Well, what do you know. They got the plane out of Papua and finally brought her home!
B-17 salvaged from New Guinea swamp unveiled in Long Beach - The Daily Breeze
From wire service reports
Posted: 06/11/2010 01:08:31 PM PDT
More than 68 years after a B-17E Flying Fortress crash-landed in a New Guinea swamp, the salvaged aircraft, nicknamed Swamp Ghost, was unveiled today in Long Beach.
A formation flyover by a vintage P-51 Mustang and P-40 Warhawk above the Long Beach Harbor began the ceremony to unveil the recovered bomber.
The event in the parking lot of The Reef restaurant, where the plane's remarkably intact front fuselage was displayed, also included a flag presentation by the U.S. Air Force Honor Guard and remarks from recovery team members.
Unfortunately, the aircraft's last four surviving crew members died shortly before Swamp Ghost returned to the United States. The plane's return was one of bombardier Richard Oliver's last wishes. His death last year denied him the privilege of seeing his warbird come home, but his widow, Linda, attended the ceremony, along with a handful of other air crew family members.

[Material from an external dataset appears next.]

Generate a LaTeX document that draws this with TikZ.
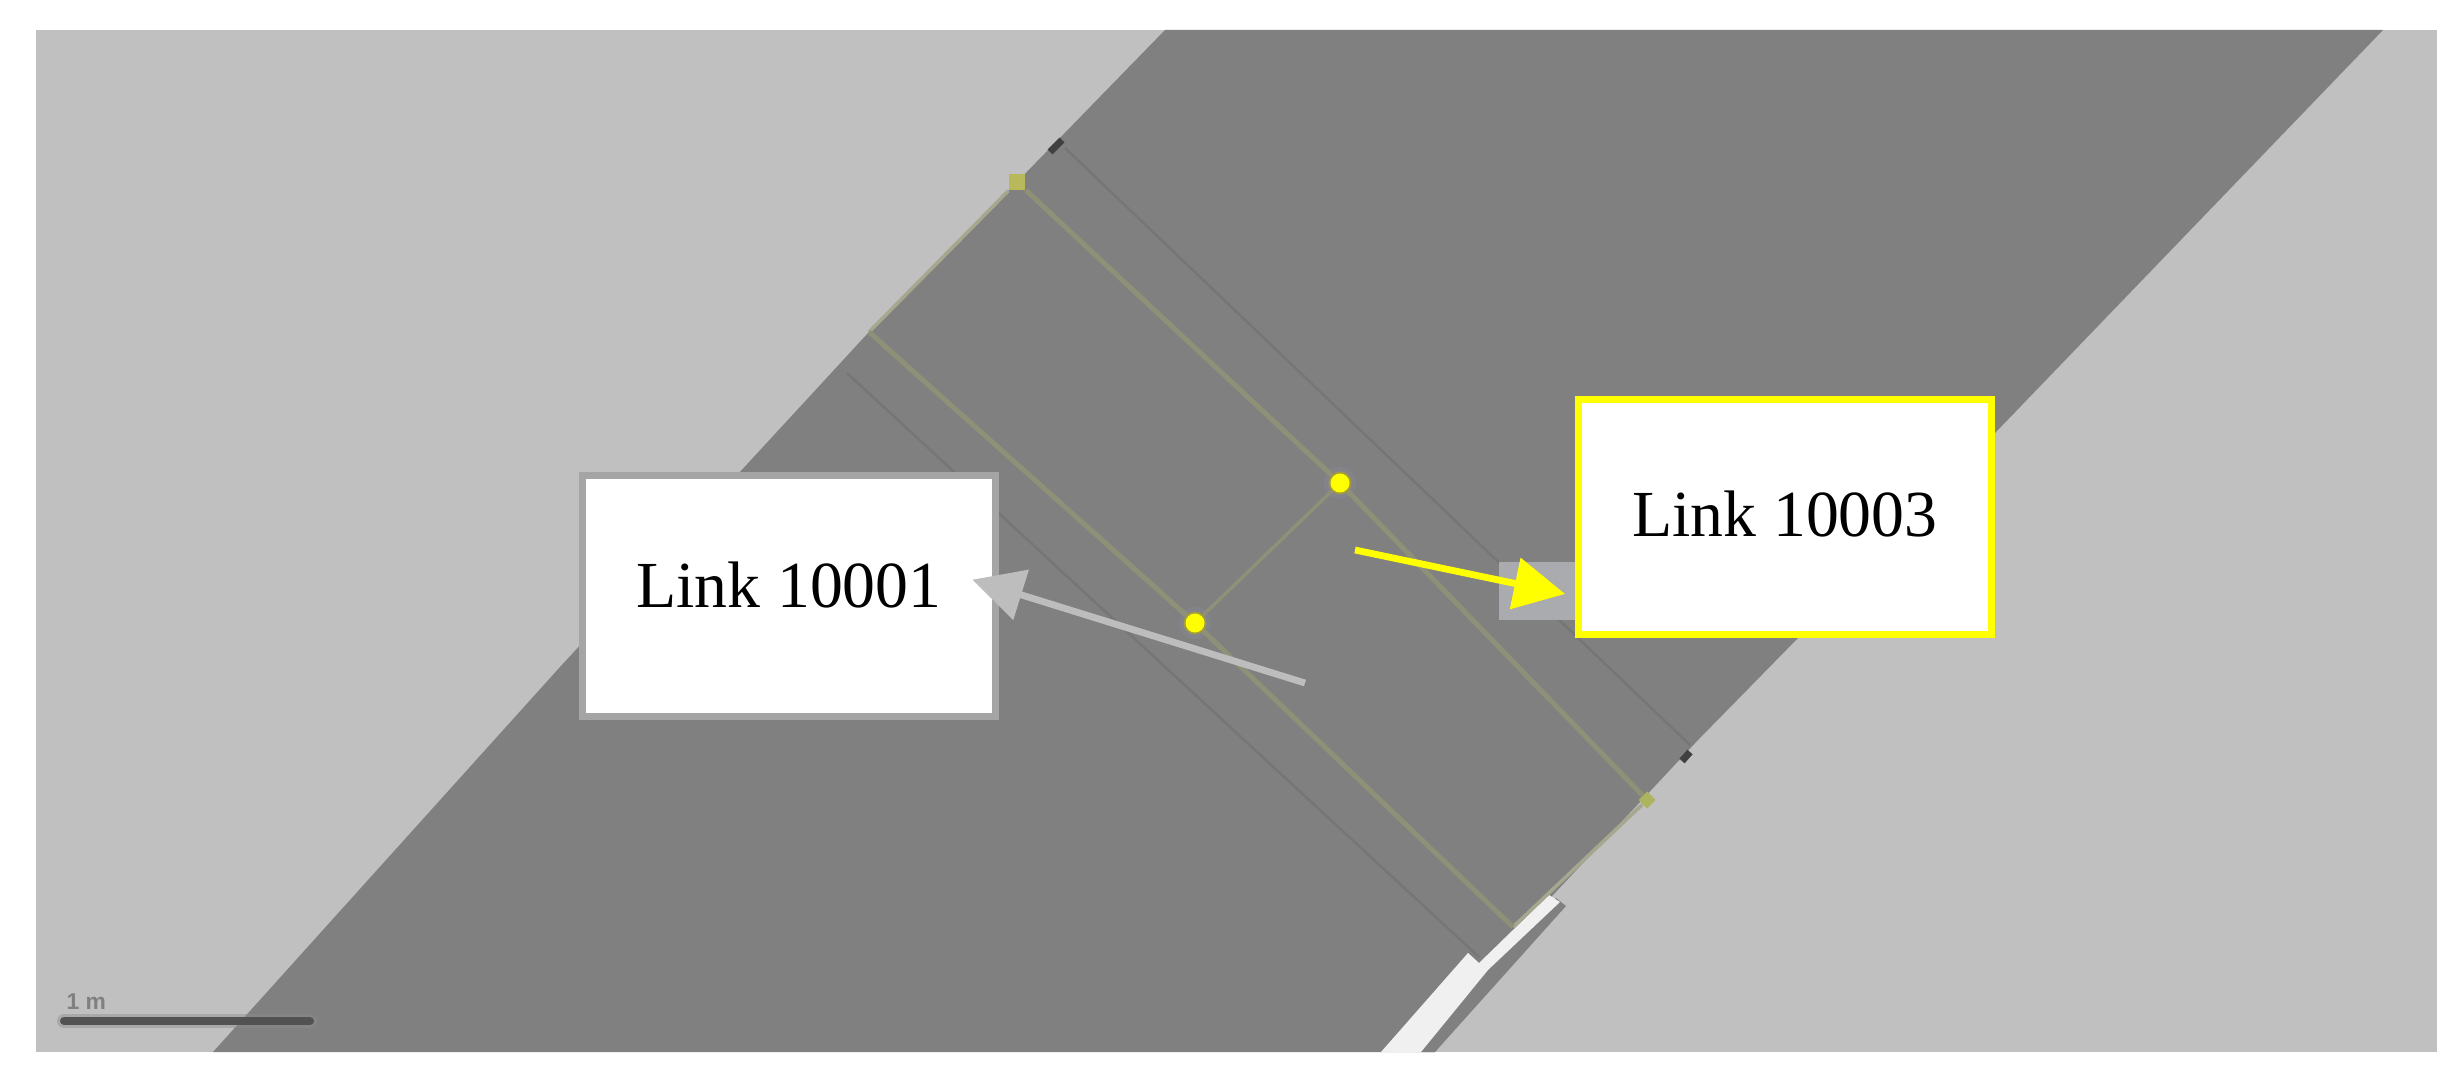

First spotted by an Australian Air Force crew in 1972, the effort to salvage and export the plane was initiated in the mid-1980s by the late Specialty Restaurants Corp. founder, World War II veteran and antique aircraft collector David Tallichet.
"My father was a young B-17 pilot flying out of England with the Bloody 100th Bomb Group during World War II," said John Tallichet, president and CEO of Specialty Restaurants.
"He never lost his passion for aviation or love of his combat aircraft, the venerable Flying Fortress," he
said. "Sadly, my father could not be here to witness his dream fulfilled. However, my family is honored to continue his vision of preserving this invaluable relic of aviation history for the benefit of future generations."
In 1996, aircraft salvage efforts were continued by Aero Archaeology founder and aircraft recovery enthusiast Alfred Hagen, who has located seven missing World War II aircraft and returned the remains of more than a dozen missing-in-action airmen to the United States for burial with full military honors.
"Much of my work has been to honor those whom we have come to know as the Greatest Generation, and we look back on their accomplishments for inspiration," Hagen said.
Swamp Ghost will be restored, possibly to flying condition, for permanent display at an aviation history museum.